Hello,
I'd like to discuss the crucial aspect of data preprocessing in machine learning (ML) projects, specifically focusing on normalization, standardization, and scaling. While these techniques are closely related, they have distinct differences (not discussed in this post).
The current TB GUI offers a "Normalize the dataset?" option in the Advanced tab. However, to deploy solutions to production data, it's essential to apply the same preprocessing parameters used for training. Unfortunately, these parameters are not accessible.
To overcome this limitation, I've started using the TB Python library, leveraging scikit-learn's extensive preprocessing methods:
• StandardScaler()
• MinMaxScaler()
• MaxAbsScaler()
• RobustScaler()
• PowerTransformer()
• QuantileTransformer()
• Normalizer()
Through experimentation, I've found that most datasets (but not all!) require preprocessing to achieve satisfactory results. To determine the optimal method, I apply each technique separately and evaluate the outcomes. Moreover, I save the scaling parameters for later use with production/validation data.

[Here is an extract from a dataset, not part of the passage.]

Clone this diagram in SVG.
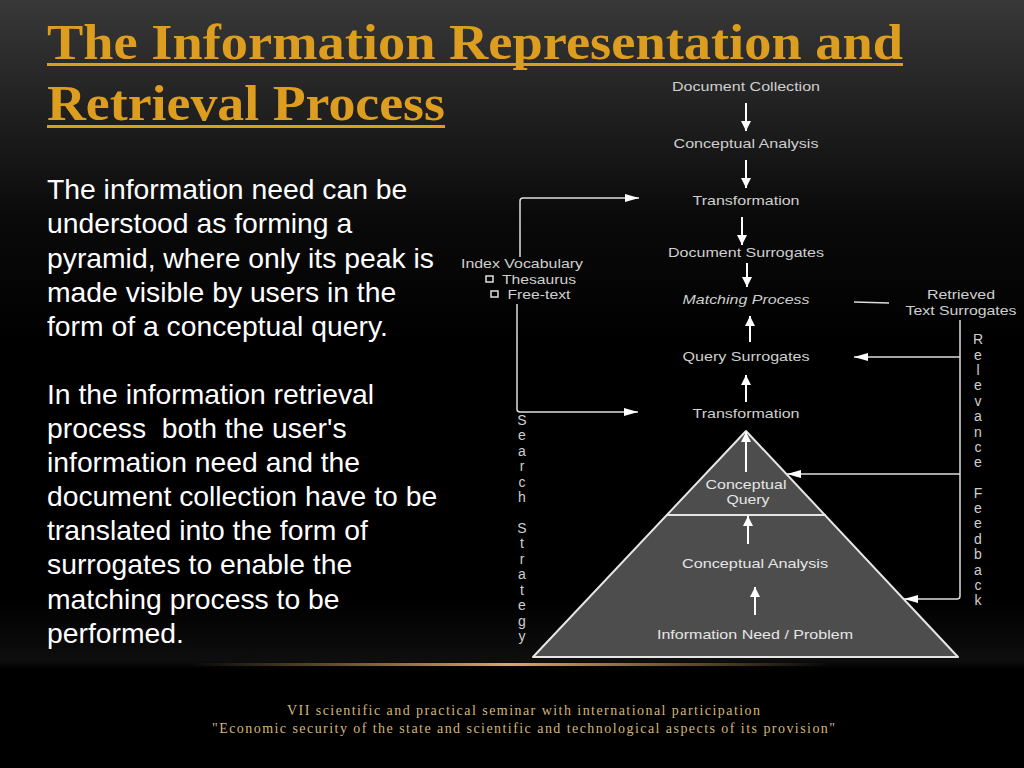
<svg xmlns="http://www.w3.org/2000/svg" width="1024" height="768" viewBox="0 0 1024 768">
<style>
.title{font-family:"Liberation Serif",serif;font-weight:bold;font-size:51px;fill:#dd9e1f}
.body{font-family:"Liberation Sans",Arial,sans-serif;font-size:28.3px;fill:#fff}
.lab{font-family:"Liberation Sans",Arial,sans-serif;font-size:13px;fill:#cfcfcf;text-anchor:middle}
.py{font-family:"Liberation Sans",Arial,sans-serif;font-size:13.5px;fill:#e6e6e6;text-anchor:middle}
.v{font-family:"Liberation Sans",Arial,sans-serif;font-size:14px;fill:#cfcfcf;text-anchor:middle}
.foot{font-family:"Liberation Serif",serif;font-size:14px;fill:#d2b67a}
.c{fill:none;stroke:#fff;stroke-width:2}
.t{fill:none;stroke:#dedede;stroke-width:1.5}
</style>
<defs>
<linearGradient id="bg" x1="0" y1="0" x2="0" y2="1"><stop offset="0" stop-color="#383838"/><stop offset="0.28" stop-color="#0a0a0a"/><stop offset="0.45" stop-color="#000"/><stop offset="0.78" stop-color="#000"/><stop offset="0.86" stop-color="#0e0e0e"/><stop offset="0.872" stop-color="#000"/><stop offset="1" stop-color="#000"/></linearGradient>
<linearGradient id="gold"><stop offset="0" stop-color="#c9a060" stop-opacity="0"/><stop offset="0.5" stop-color="#d8aa60"/><stop offset="1" stop-color="#c9a060" stop-opacity="0"/></linearGradient>
<marker id="a" viewBox="0 0 10 10" refX="10" refY="5" markerUnits="userSpaceOnUse" markerWidth="10" markerHeight="10" orient="auto"><path d="M0 0L10 5L0 10Z" fill="#fff"/></marker>
<marker id="b" viewBox="0 0 14 8" refX="14" refY="4" markerUnits="userSpaceOnUse" markerWidth="14" markerHeight="8" orient="auto"><path d="M0 0L14 4L0 8Z" fill="#fff"/></marker>
</defs>
<rect width="1024" height="768" fill="url(#bg)"/>
<rect x="190" y="663" width="640" height="3" fill="url(#gold)"/>

<g id="heading">
<text class="title" x="47" y="59" textLength="856" lengthAdjust="spacingAndGlyphs">The Information Representation and</text>
<rect x="47" y="63" width="856" height="3" fill="#dd9e1f"/>
<text class="title" x="47" y="120" textLength="398" lengthAdjust="spacingAndGlyphs">Retrieval Process</text>
<rect x="47" y="125" width="398" height="3" fill="#dd9e1f"/>
</g>

<g id="body-text">
<text class="body" x="47" y="199">The information need can be</text>
<text class="body" x="47" y="233">understood as forming a</text>
<text class="body" x="47" y="268">pyramid, where only its peak is</text>
<text class="body" x="47" y="302">made visible by users in the</text>
<text class="body" x="47" y="336">form of a conceptual query.</text>
<text class="body" x="47" y="404">In the information retrieval</text>
<text class="body" x="47" y="438" xml:space="preserve">process  both the user's</text>
<text class="body" x="47" y="472">information need and the</text>
<text class="body" x="47" y="506">document collection have to be</text>
<text class="body" x="47" y="540">translated into the form of</text>
<text class="body" x="47" y="574">surrogates to enable the</text>
<text class="body" x="47" y="609">matching process to be</text>
<text class="body" x="47" y="643">performed.</text>
</g>

<g id="pyramid">
<path d="M746 431L958 657H533Z" fill="#4d4d4d" stroke="#e6e6e6" stroke-width="2" stroke-linejoin="round"/>
<line x1="666" y1="515" x2="826" y2="515" stroke="#e6e6e6" stroke-width="2"/>
</g>

<g id="connectors">
<line class="c" x1="746" y1="103" x2="746" y2="131" marker-end="url(#a)"/>
<line class="c" x1="746" y1="160" x2="746" y2="188" marker-end="url(#a)"/>
<line class="c" x1="742" y1="217" x2="742" y2="245" marker-end="url(#a)"/>
<line class="c" x1="747" y1="263" x2="747" y2="287" marker-end="url(#a)"/>
<line class="c" x1="750" y1="342" x2="750" y2="316" marker-end="url(#a)"/>
<line class="c" x1="746" y1="402" x2="746" y2="375" marker-end="url(#a)"/>
<line class="c" x1="746" y1="472" x2="746" y2="432" marker-end="url(#a)"/>
<line class="c" x1="748" y1="544" x2="748" y2="516" marker-end="url(#a)"/>
<line class="c" x1="755" y1="615" x2="755" y2="587" marker-end="url(#a)"/>
<path class="t" d="M520 257V201Q520 198 523 198H639" marker-end="url(#b)"/>
<path class="t" d="M517 304V409Q517 412 520 412H638" marker-end="url(#b)"/>
<line class="t" x1="854" y1="302" x2="889" y2="303"/>
<path class="t" d="M960 320V596Q960 599 957 599H904" marker-end="url(#b)"/>
<line class="t" x1="960" y1="357" x2="854" y2="357" marker-end="url(#b)"/>
<line class="t" x1="960" y1="474" x2="787" y2="474" marker-end="url(#b)"/>
</g>

<g id="document-collection"><text class="lab" x="746" y="91" textLength="148" lengthAdjust="spacingAndGlyphs">Document Collection</text></g>
<g id="conceptual-analysis-top"><text class="lab" x="746" y="148" textLength="145" lengthAdjust="spacingAndGlyphs">Conceptual Analysis</text></g>
<g id="transformation-top"><text class="lab" x="746" y="205" textLength="107" lengthAdjust="spacingAndGlyphs">Transformation</text></g>
<g id="document-surrogates"><text class="lab" x="746" y="257" textLength="156" lengthAdjust="spacingAndGlyphs">Document Surrogates</text></g>
<g id="matching-process"><text class="lab" x="746" y="304" font-style="italic" textLength="127" lengthAdjust="spacingAndGlyphs">Matching Process</text></g>
<g id="query-surrogates"><text class="lab" x="746" y="361" textLength="127" lengthAdjust="spacingAndGlyphs">Query Surrogates</text></g>
<g id="transformation-bottom"><text class="lab" x="746" y="418" textLength="107" lengthAdjust="spacingAndGlyphs">Transformation</text></g>
<g id="index-vocabulary">
<text class="lab" x="522" y="268" textLength="122" lengthAdjust="spacingAndGlyphs">Index Vocabulary</text>
<rect x="486" y="276" width="7" height="6" fill="none" stroke="#dedede" stroke-width="1.5"/>
<text class="lab" x="539" y="284" textLength="74" lengthAdjust="spacingAndGlyphs">Thesaurus</text>
<rect x="491" y="291" width="7" height="6" fill="none" stroke="#dedede" stroke-width="1.5"/>
<text class="lab" x="539" y="299" textLength="63" lengthAdjust="spacingAndGlyphs">Free-text</text>
</g>
<g id="retrieved-text-surrogates">
<text class="lab" x="961" y="299" textLength="68" lengthAdjust="spacingAndGlyphs">Retrieved</text>
<text class="lab" x="961" y="315" textLength="111" lengthAdjust="spacingAndGlyphs">Text Surrogates</text>
</g>
<g id="conceptual-query">
<text class="py" x="746" y="489" textLength="81" lengthAdjust="spacingAndGlyphs">Conceptual</text>
<text class="py" x="748" y="504" textLength="43" lengthAdjust="spacingAndGlyphs">Query</text>
</g>
<g id="conceptual-analysis-pyramid"><text class="py" x="755" y="568" textLength="146" lengthAdjust="spacingAndGlyphs">Conceptual Analysis</text></g>
<g id="information-need"><text class="py" x="755" y="639" textLength="196" lengthAdjust="spacingAndGlyphs">Information Need / Problem</text></g>

<g id="search-strategy">
<text class="v" x="522" y="425">S</text><text class="v" x="522" y="440">e</text><text class="v" x="522" y="456">a</text><text class="v" x="522" y="471">r</text><text class="v" x="522" y="487">c</text><text class="v" x="522" y="502">h</text>
<text class="v" x="522" y="533">S</text><text class="v" x="522" y="548">t</text><text class="v" x="522" y="564">r</text><text class="v" x="522" y="579">a</text><text class="v" x="522" y="595">t</text><text class="v" x="522" y="610">e</text><text class="v" x="522" y="626">g</text><text class="v" x="522" y="641">y</text>
</g>
<g id="relevance-feedback">
<text class="v" x="978" y="344">R</text><text class="v" x="978" y="360">e</text><text class="v" x="978" y="375">l</text><text class="v" x="978" y="390">e</text><text class="v" x="978" y="406">v</text><text class="v" x="978" y="421">a</text><text class="v" x="978" y="437">n</text><text class="v" x="978" y="452">c</text><text class="v" x="978" y="467">e</text>
<text class="v" x="978" y="498">F</text><text class="v" x="978" y="513">e</text><text class="v" x="978" y="528">e</text><text class="v" x="978" y="544">d</text><text class="v" x="978" y="559">b</text><text class="v" x="978" y="575">a</text><text class="v" x="978" y="590">c</text><text class="v" x="978" y="605">k</text>
</g>

<g id="footer">
<text class="foot" x="287" y="715" textLength="473">VII scientific and practical seminar with international participation</text>
<text class="foot" x="212" y="733" textLength="623">"Economic security of the state and scientific and technological aspects of its provision"</text>
</g>
</svg>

To summarize, I propose enhancing the TB GUI with the following features:
- Integrate additional preprocessing methods similar to scikit-learn
- Make these methods accessible on the Advanced tab for user selection.
- Implement a mechanism to save scaling parameters during model training, similar to exporting solutions to various languages available from the menu.
This enhancement would enable users to:
• Preprocess training datasets using advanced techniques.
• Save and reuse scaling parameters for validation and production data.
• Improve overall model performance and deployment efficiency.
Thank you for considering this request.